Perhaps because of the television show's pace, humor and roster of skilled character actors, though, I've liked it better than I did the novel or two that I'd read in the series. But I think the books' appeal may come through better in DeKok and the Dead Harlequin, newly reissued in English translation by Speck Press. Here, De Kok muses about the Dutch national character:

"To form any sort of gang, or even a `group of guys,' is not all that common in this country. The Dutch criminal is by nature a pure individualist. He doesn't form groups; at most he'll work with a single partner,"

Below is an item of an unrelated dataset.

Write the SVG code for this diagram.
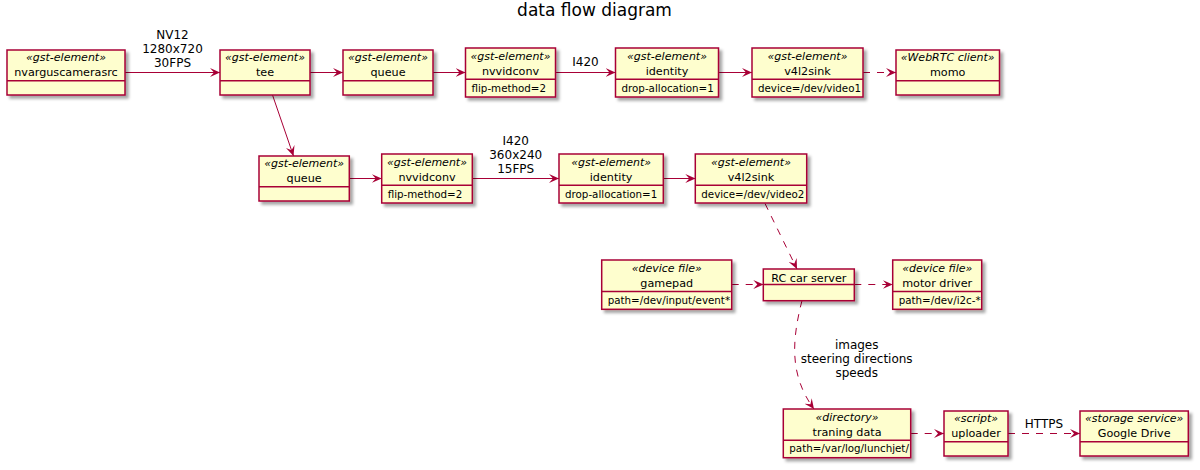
<svg xmlns="http://www.w3.org/2000/svg" width="1200" height="470" viewBox="0 0 1200 470">
<defs>
<filter id="sh" x="-10%" y="-10%" width="130%" height="140%">
<feDropShadow dx="3" dy="3" stdDeviation="1.8" flood-color="#000000" flood-opacity="0.35"/>
</filter>
<marker id="ah" markerWidth="10" markerHeight="9" refX="10" refY="4.5" orient="auto" markerUnits="userSpaceOnUse" viewBox="0 0 10 9">
<path d="M0,0 L10,4.5 L0,9 L4,4.5 Z" fill="#A80036"/>
</marker>
</defs>
<style>
.box{fill:#FEFECE;stroke:#A80036;stroke-width:1.5;filter:url(#sh)}
.sep{stroke:#A80036;stroke-width:1.5}
text{font-family:"DejaVu Sans","Noto Sans",sans-serif;fill:#000000}
.st{font-size:11px;font-style:italic;text-anchor:middle}
.nm{font-size:11.2px;text-anchor:middle}
.at{font-size:10.3px}
.lb{font-size:12px;text-anchor:middle}
.ttl{font-size:17px;text-anchor:middle}
.e{fill:none;stroke:#A80036;stroke-width:1;marker-end:url(#ah)}
.d{stroke-dasharray:7,7}
</style>
<rect width="1200" height="470" fill="#FFFFFF"/>
<text class="ttl" x="594.5" y="16">data flow diagram</text>

<g id="connectors">
<path class="e" d="M125,72.5 L220,72.5"/>
<text class="lb" x="172.5" y="39">NV12</text>
<text class="lb" x="172.5" y="53">1280x720</text>
<text class="lb" x="172.5" y="67">30FPS</text>
<path class="e" d="M310,72.5 L343,72.5"/>
<path class="e" d="M433,72.5 L465.5,72.5"/>
<path class="e" d="M555.5,72.5 L615.5,72.5"/>
<text class="lb" x="585.5" y="66">I420</text>
<path class="e" d="M718.5,72.5 L752,72.5"/>
<path class="e d" d="M863,72.5 L896,72.5"/>
<path class="e" d="M272.5,95 L293.5,156"/>
<path class="e" d="M349.3,178.5 L381.7,178.5"/>
<path class="e" d="M472.3,178.5 L559,178.5"/>
<text class="lb" x="515.7" y="145">I420</text>
<text class="lb" x="515.7" y="159">360x240</text>
<text class="lb" x="515.7" y="173">15FPS</text>
<path class="e" d="M663.3,178.5 L695.3,178.5"/>
<path class="e d" d="M765,203.5 L797,269"/>
<path class="e d" d="M731.7,284.5 L763.3,284.5"/>
<path class="e d" d="M854.3,284.5 L892.7,284.5"/>
<path class="e d" d="M802,300.5 C792,340 789,375 814,409"/>
<text class="lb" x="856.7" y="349">images</text>
<text class="lb" x="856.7" y="363">steering directions</text>
<text class="lb" x="856.7" y="377">speeds</text>
<path class="e d" d="M910.7,433.5 L944,433.5"/>
<path class="e d" d="M1008,433.5 L1080,433.5"/>
<text class="lb" x="1044" y="428">HTTPS</text>
</g>

<g id="nvarguscamerasrc">
<rect class="box" x="7" y="50" width="118" height="45"/>
<line class="sep" x1="7" y1="80.7" x2="125" y2="80.7"/>
<text class="st" x="66" y="61">«gst-element»</text>
<text class="nm" x="66" y="76">nvarguscamerasrc</text>
</g>
<g id="tee">
<rect class="box" x="220" y="50" width="90" height="45"/>
<line class="sep" x1="220" y1="80.7" x2="310" y2="80.7"/>
<text class="st" x="265" y="61">«gst-element»</text>
<text class="nm" x="265" y="76">tee</text>
</g>
<g id="queue1">
<rect class="box" x="343" y="50" width="90" height="45"/>
<line class="sep" x1="343" y1="80.7" x2="433" y2="80.7"/>
<text class="st" x="388" y="61">«gst-element»</text>
<text class="nm" x="388" y="76">queue</text>
</g>
<g id="nvvidconv1">
<rect class="box" x="465.5" y="48" width="90" height="49"/>
<line class="sep" x1="465.5" y1="79.3" x2="555.5" y2="79.3"/>
<text class="st" x="510.5" y="59.5">«gst-element»</text>
<text class="nm" x="510.5" y="74.5">nvvidconv</text>
<text class="at" x="471.5" y="91.5">flip-method=2</text>
</g>
<g id="identity1">
<rect class="box" x="615.5" y="48" width="103" height="49"/>
<line class="sep" x1="615.5" y1="79.3" x2="718.5" y2="79.3"/>
<text class="st" x="667" y="59.5">«gst-element»</text>
<text class="nm" x="667" y="74.5">identity</text>
<text class="at" x="621.5" y="91.5">drop-allocation=1</text>
</g>
<g id="v4l2sink1">
<rect class="box" x="752" y="48" width="111" height="49"/>
<line class="sep" x1="752" y1="79.3" x2="863" y2="79.3"/>
<text class="st" x="807.5" y="59.5">«gst-element»</text>
<text class="nm" x="807.5" y="74.5">v4l2sink</text>
<text class="at" x="758" y="91.5">device=/dev/video1</text>
</g>
<g id="momo">
<rect class="box" x="896" y="50" width="103.5" height="45"/>
<line class="sep" x1="896" y1="80.7" x2="999.5" y2="80.7"/>
<text class="st" x="947.7" y="61">«WebRTC client»</text>
<text class="nm" x="947.7" y="76">momo</text>
</g>

<g id="queue2">
<rect class="box" x="259" y="156" width="90.3" height="45"/>
<line class="sep" x1="259" y1="186.7" x2="349.3" y2="186.7"/>
<text class="st" x="304.1" y="167">«gst-element»</text>
<text class="nm" x="304.1" y="182">queue</text>
</g>
<g id="nvvidconv2">
<rect class="box" x="381.7" y="154" width="90.6" height="49"/>
<line class="sep" x1="381.7" y1="185.3" x2="472.3" y2="185.3"/>
<text class="st" x="427" y="165.5">«gst-element»</text>
<text class="nm" x="427" y="180.5">nvvidconv</text>
<text class="at" x="387.7" y="197.5">flip-method=2</text>
</g>
<g id="identity2">
<rect class="box" x="559" y="154" width="104.3" height="49"/>
<line class="sep" x1="559" y1="185.3" x2="663.3" y2="185.3"/>
<text class="st" x="611.1" y="165.5">«gst-element»</text>
<text class="nm" x="611.1" y="180.5">identity</text>
<text class="at" x="565" y="197.5">drop-allocation=1</text>
</g>
<g id="v4l2sink2">
<rect class="box" x="695.3" y="154" width="111.4" height="49"/>
<line class="sep" x1="695.3" y1="185.3" x2="806.7" y2="185.3"/>
<text class="st" x="751" y="165.5">«gst-element»</text>
<text class="nm" x="751" y="180.5">v4l2sink</text>
<text class="at" x="701.3" y="197.5">device=/dev/video2</text>
</g>

<g id="gamepad">
<rect class="box" x="601.7" y="260" width="130" height="49.3"/>
<line class="sep" x1="601.7" y1="291.5" x2="731.7" y2="291.5"/>
<text class="st" x="666.7" y="271.5">«device file»</text>
<text class="nm" x="666.7" y="286.5">gamepad</text>
<text class="at" x="607.7" y="303.5">path=/dev/input/event*</text>
</g>
<g id="rc-car-server">
<rect class="box" x="763.3" y="269" width="91" height="31.7"/>
<line class="sep" x1="763.3" y1="284.5" x2="854.3" y2="284.5"/>
<text class="nm" x="808.8" y="281.5">RC car server</text>
</g>
<g id="motor-driver">
<rect class="box" x="892.7" y="260" width="89" height="49.3"/>
<line class="sep" x1="892.7" y1="291.5" x2="981.7" y2="291.5"/>
<text class="st" x="937.2" y="271.5">«device file»</text>
<text class="nm" x="937.2" y="286.5">motor driver</text>
<text class="at" x="898.7" y="303.5">path=/dev/i2c-*</text>
</g>

<g id="training-data">
<rect class="box" x="783.3" y="409" width="127.4" height="48.7"/>
<line class="sep" x1="783.3" y1="440.3" x2="910.7" y2="440.3"/>
<text class="st" x="847" y="420.5">«directory»</text>
<text class="nm" x="847" y="435.5">traning data</text>
<text class="at" x="789.3" y="452">path=/var/log/lunchjet/</text>
</g>
<g id="uploader">
<rect class="box" x="944" y="411" width="64" height="45"/>
<line class="sep" x1="944" y1="441.7" x2="1008" y2="441.7"/>
<text class="st" x="976" y="422">«script»</text>
<text class="nm" x="976" y="437">uploader</text>
</g>
<g id="google-drive">
<rect class="box" x="1080" y="411" width="108.3" height="45"/>
<line class="sep" x1="1080" y1="441.7" x2="1188.3" y2="441.7"/>
<text class="st" x="1134.2" y="422">«storage service»</text>
<text class="nm" x="1134.2" y="437">Google Drive</text>
</g>
</svg>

to which his occasionally impetuous but here thoughtful colleague, Vledder, replies:

"You know ... when NATO conducts exercises, the story is the Dutch army always gets the lowest ratings in unit maneuvers, but the Dutch soldier is always rated first in guerrilla warfare. Perhaps with the inspired leadership of Pierre Brassel, the so-called gang managed to overcome their natural aversion to cooperation. Who knows what he promised them."
That's a nice, low-key piece of observation, off-beat, yet pertinent to the investigation at hand. DeKok's rumpled appearance recall Columbo, but his compassion and sharp, wry observations may remind readers of Baantjer's late countryman Janwillem van de Wetering.